Untitled #1 (sun vision) (2019) – Barbara Sternberg / Canada
È un bene, in effetti, che all’opera non sia stato concesso un titolo più specifico, o per meglio dire più orientativo, ciò in linea generale non si sposa opportunamente con linguaggi visivi propriamente sperimentali. Ci viene concesso giusto un accenno a quella che potrebbe essere una sensazione, una memoria o più semplicemente un’idea, qualcosa su cui porre l’accento. Certo è che a visione ultimata si percepiscono un calore e un’intimità davvero singolari con l’autrice – Barbara Sternberg – come se l’intera opera rappresentasse un viaggio, un itinerario più o meno arduo che non è ricerca e nemmeno divenire, piuttosto raccolta. Quest’ultimo termine riassume un concetto fondamentale, in quanto ‘raccogliere’ suggerisce come un atto di radunare qualcosa, ma non necessariamente con ordine: si tratta di presentare immagini familiari alla Sternberg stessa, affini agli stati d’animo ricercati e coerenti con la linea narrativa proposta.
Una linea che segue mostrando momenti non sequenziali e mai collocati temporalmente se non per i rispettivi tratti stagionali. Sono infatti le stagioni a caratterizzare la pellicola: evocano sentimenti ben precisi, tanto precisi quanto lo è, come detto, l’intima valenza che li giustifica. ‘Untitled #1 (sun vision)’ fa da specchio al soggetto, BS in questo caso, colto nel privato. Il momento è quello di transazione dell’esistenza, non più giovane ma al contempo non ancora anziano: tanto il passato alle spalle quanto il futuro davanti a sé. Queste impressioni contrastanti, questo amalgama di stati, il tutto viene interpretato autorialmente.
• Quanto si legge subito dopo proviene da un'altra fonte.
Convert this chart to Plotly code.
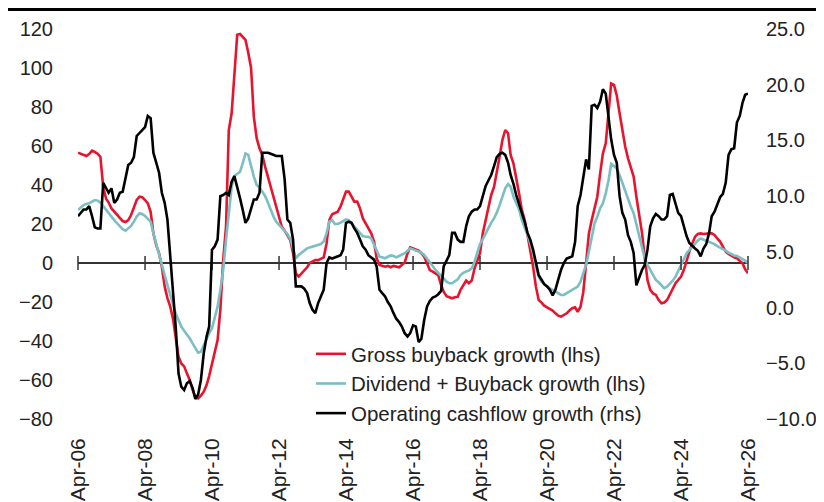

Non più forme, linee e confini ben precisi, all’opposto stati in transazione, in procinto di mutare in qualcosa d’altro, di indistinto, fatto nuovo.
D’altro canto, ulteriore presupposto è quello di verificare la coerenza degli stati amorfi nell’ottica del cosiddetto quotidiano; in tal caso l’osservazione dei fenomeni ordinari, consueti, si potrebbe ritenere più o meno accessibile, ciò non nega (piuttosto ottenebra) l’importanza di velare l’immagine appena definita, disturbarla, offuscarla. L’obiettivo non è rendere astruso, incodificabile, qualcosa che di prassi si fatica a non trascurare (come detto dunque scene di vita quali strade innevate, passanti, elementi naturali ecc), lo spettatore è portato a trovare un nesso ed un’armonia tra ciò che l’immagine stessa ora rappresenta e lo stato d’animo provato nell’esperire l’opera, perché questo è ciò che l’autore si aspetta – o si augura – avvenga.
Essenzialmente, tradurre gli impulsi in impasti cromatici come in questo caso, è un lavoro artistico, quello del pittore (pre-impressionista parrebbe, a giudicare dalle influenze avvertite), il che indica una tendenza al tradurre un modo di essere più che un concetto o un’idea. La frenesia avvertita nel corso della visione ad esempio, tradisce un’inquietudine cardine per la comprensione della disposizione psicologica dell’autrice. D’altro canto, il frequente ricorso a colori caldi, abbinati a loro volta ad immagini d’infanzia e vaghi ricordi – specie nella prima metà dell’opera – sembrerebbe suggerire una certa lietezza. Tutto ciò per dimostrare la forza e la varietà degli stimoli che muovono l’autrice sospingendola ora da una parte ora dall’altra a seconda dell’immagine messa a fuoco, sempre e comunque indistinta, fosca, lontana – come si direbbe di impetuosa corrente ansiosa di giungere alla sua foce.